I hope to break (It is called 'dropping paraentheses', as mentioned in the paper) the series $\sum_n^\infty \Big(c_{nab+1}+c_{nab+2}+...+c_{nab+(ab-1)}\Big)$ into $\sum_n^\infty c_{nab}, \sum_n^\infty c_{nab+1},...\sum_n^\infty c_{nab+(ab-1)}$ so that it can be managed as the way for the particular example before.

Should I require further that $(ab)$ divides $m$? But even after that,...

Inspired by the proof of Merten's theorem, does $\sum_{i=0}^N\sum_{j=0}^i a_jb_{i-j}=\sum_{j=0}^Na_{N-j}B_j$ helps? Perhaps we can use the value of the series that converges conditionally to prove the Cauchy product above converges? But it is only convergent then, not necessarily absolutely.

However, I thought, even managing the case when $a=b=4$ (the example before) is complicated and heavy, how can I allow $a,b$ to be arbitray (and maybe distinct) natural number and develop a general algorithm to prove the theorem?

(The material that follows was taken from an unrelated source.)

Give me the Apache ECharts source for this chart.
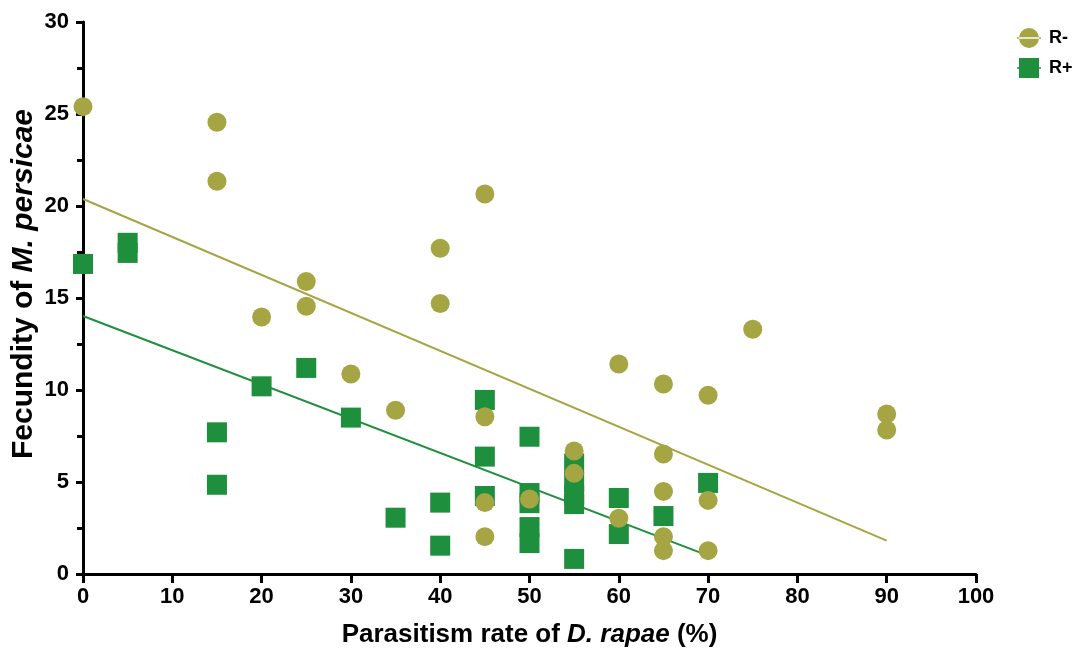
<!DOCTYPE html>
<html>
<head>
<meta charset="utf-8">
<script src="https://cdn.jsdelivr.net/npm/echarts@6/dist/echarts.min.js"></script>
<style>
  html, body { margin: 0; padding: 0; background: #fff; }
  #chart { width: 1079px; height: 649px; }
</style>
</head>
<body>
<div id="chart"></div>
<script>
// R- (circles): [parasitism %, fecundity]
const rMinus = [
  [0, 25.4], [15, 24.55], [15, 21.35], [20, 13.97], [25, 15.9], [25, 14.55],
  [30, 10.87], [35, 8.9], [40, 17.7], [40, 14.7], [45, 20.65], [45, 8.55],
  [45, 3.88], [45, 2.03], [50, 4.08], [55, 6.68], [55, 5.47], [60, 11.41],
  [60, 3.03], [65, 10.33], [65, 6.52], [65, 4.49], [65, 2.03], [65, 1.27],
  [70, 9.71], [70, 4.0], [70, 1.27], [75, 13.3], [90, 8.7], [90, 7.83],
];
// R+ (squares)
const rPlus = [
  [0, 16.85], [5, 18.0], [5, 17.45], [15, 7.7], [15, 4.85], [20, 10.2],
  [25, 11.2], [30, 8.5], [35, 3.06], [40, 3.88], [40, 1.54], [45, 9.46],
  [45, 6.38], [45, 4.24], [50, 7.46], [50, 4.4], [50, 3.85], [50, 2.55],
  [50, 1.68], [55, 6.0], [55, 5.0], [55, 4.3], [55, 3.8], [55, 0.82],
  [60, 4.13], [60, 2.17], [65, 3.15], [70, 4.95],
];
// fitted lines (end points)
const fitMinus = [[0, 20.38], [90, 1.81]];
const fitPlus = [[0, 14.02], [70, 1.0]];

const xTicks = { min: 0, max: 100, interval: 10 };
const yTicks = { min: 0, max: 30, interval: 5 };

const olive = '#a5a544';
const green = '#1e8f3c';
const font = 'Liberation Sans, Arial, sans-serif';

// legend marks with the little line stub through them
const circleIcon = 'path://M2,10a10,10 0 1,0 20,0a10,10 0 1,0 -20,0Z M0,9.2h24v1.6h-24Z';
const squareIcon = 'path://M2,0h20v20h-20Z M0,9.2h24v1.6h-24Z';

const chart = echarts.init(document.getElementById('chart'));
chart.setOption({
  animation: false,
  textStyle: { fontFamily: font },
  grid: { left: 83, right: 103, top: 22, bottom: 75, outerBoundsMode: 'none' },
  legend: {
    orient: 'vertical',
    left: 1012,
    top: 23,
    itemWidth: 24,
    itemHeight: 20,
    itemGap: 10,
    data: [
      { name: 'R-', icon: circleIcon },
      { name: 'R+', icon: squareIcon },
    ],
    textStyle: { fontSize: 18, fontWeight: 'bold', color: '#000', fontFamily: font, padding: [0, 0, 0, 3] },
  },
  xAxis: {
    type: 'value',
    ...xTicks,
    name: '{n|Parasitism rate of }{i|D. rapae}{n| (%)}',
    nameLocation: 'middle',
    nameGap: 48,
    nameMoveOverlap: false,
    nameTextStyle: {
      rich: {
        n: { fontSize: 26, fontWeight: 'bold', color: '#000', fontFamily: font },
        i: { fontSize: 26, fontWeight: 'bold', fontStyle: 'italic', color: '#000', fontFamily: font },
      },
    },
    axisLine: { onZero: false, lineStyle: { color: '#000', width: 3 } },
    axisTick: { length: 9, lineStyle: { color: '#000', width: 3 } },
    axisLabel: { fontSize: 22, fontWeight: 'bold', color: '#000', margin: 12 },
    splitLine: { show: false },
  },
  yAxis: {
    type: 'value',
    ...yTicks,
    name: '{n|Fecundity of }{i|M. persicae}',
    nameLocation: 'middle',
    nameGap: 44,
    nameMoveOverlap: false,
    nameTextStyle: {
      padding: [0, 0, 0, 28],
      rich: {
        n: { fontSize: 30, fontWeight: 'bold', color: '#000', fontFamily: font },
        i: { fontSize: 30, fontWeight: 'bold', fontStyle: 'italic', color: '#000', fontFamily: font },
      },
    },
    axisLine: { show: true, onZero: false, lineStyle: { color: '#000', width: 3 } },
    axisTick: { show: true, length: 7, lineStyle: { color: '#000', width: 3 } },
    minorTick: { show: true, splitNumber: 2, length: 6, lineStyle: { color: '#000', width: 3 } },
    axisLabel: { fontSize: 22, fontWeight: 'bold', color: '#000', margin: 14 },
    splitLine: { show: false },
  },
  series: [
    {
      name: 'fit R-',
      type: 'line',
      data: fitMinus,
      symbol: 'none',
      lineStyle: { color: olive, width: 2 },
      z: 1,
    },
    {
      name: 'fit R+',
      type: 'line',
      data: fitPlus,
      symbol: 'none',
      lineStyle: { color: green, width: 2 },
      z: 1,
    },
    {
      name: 'R+',
      type: 'scatter',
      data: rPlus,
      symbol: 'rect',
      symbolSize: 20,
      itemStyle: { color: green, opacity: 1 },
      z: 2,
    },
    {
      name: 'R-',
      type: 'scatter',
      data: rMinus,
      symbol: 'circle',
      symbolSize: 19,
      itemStyle: { color: olive, opacity: 1 },
      z: 3,
    },
  ],
});
</script>
</body>
</html>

If there is something like mathematical induction to handle countable infinite amount of statement, which is applicable here, maybe I can handle it. Well... however, induction obviously doesn't seems to work here directly. (or maybe, there is, an exciting, trick?)

I observed that in the first example stated in the paper, $\sum_{n=0}^\infty c_n=0$, which is because $\big(\sum_{n=0}^\infty a_n\big)\big(\sum_{n=0}^\infty b_n\big)=0$. Should we make more conditions (such as requiring $\sum_{n=0}^\infty u_n=0$?) according to this?

Any hope will be appreciated. I may just want some constructive hints... Thank you!